The press release doesn't give any concrete numbers, but if it doubles efficiency of Peltier coolers, it's still 3-5× less efficient than heat pumps.
Thermoelectric cooling is notable for not having any moving parts and ability to scale down to small sizes, so it might end up having many specialized applications, but for A/C heat pumps are already very effective.
And what about service life? I had a mini-fridge that used this technology, and it stopped working after about 2 years. Was that just bad luck or poor quality, or some inherent lifetime of the components?
In principle peltier elements should be very robust over time, as a solid state system where the only moving parts are fans (versus traditional refrigeration which includes a high pressure pump...).
In practice I strongly suspect most peltier based systems are built very cheaply... because their inefficiency means the majority of the market is bordering on a scam. Sophisticated consumers aren't going to be buying very many fridges built with them (of course you might have a niche use case where they actually make sense and you're willing to pay for a quality product, but do most purchasers?).
Thermal cycles is murder on rigid electronic connections; the mechanical connection between the heatsink on each side of the peltier cell being a prime example.
Air conditioning is mostly needed while the sun is shining, and so electricity of A/C can come mostly from photovoltaics (plus batteries). So I think this technology is not quite as important. Sure, its nice to reduce electricity usage! But cheaper heat storage, for winter, seems more important.

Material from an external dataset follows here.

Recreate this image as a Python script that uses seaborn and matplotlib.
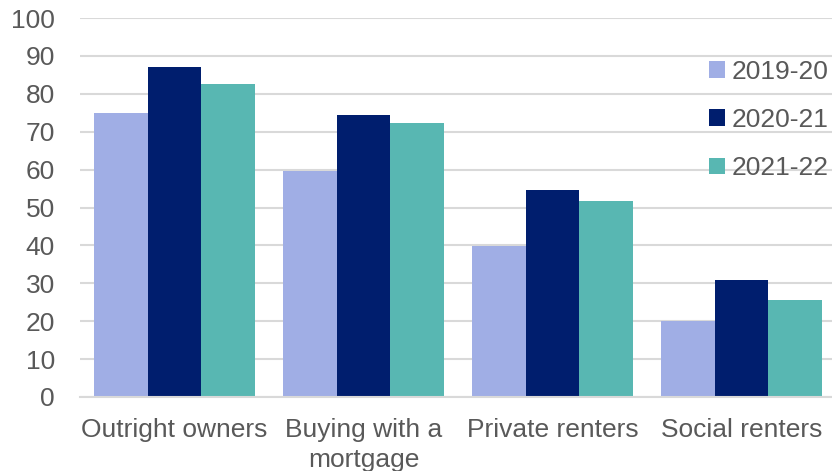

Yes you can! Not with peltier elements, but with elastocaloric (phase changes in solid metal induced by stress) and maybe magnetocaloric (phase change induced by magnetic fields) heat pumps.
There's engineering challenges here, but I believe the science is pretty clear that in principle these beat gas phase change systems.
IIRC from reading up on these in the past, you need a pretty large input energy in order to make them work. The elastocaloric ones are also super loud IIRC.
Gas phase change systems in practice are up to about 60% efficiency (relative to an idealized carnot cycle), magnetocaloric systems in labs have been something like 70%, and elastocaloric 80%.
Edit: And just for reference peltier devices are usually 10-15% efficiency on this scale. So I suppose this new one is somewhere in the 20-30% range.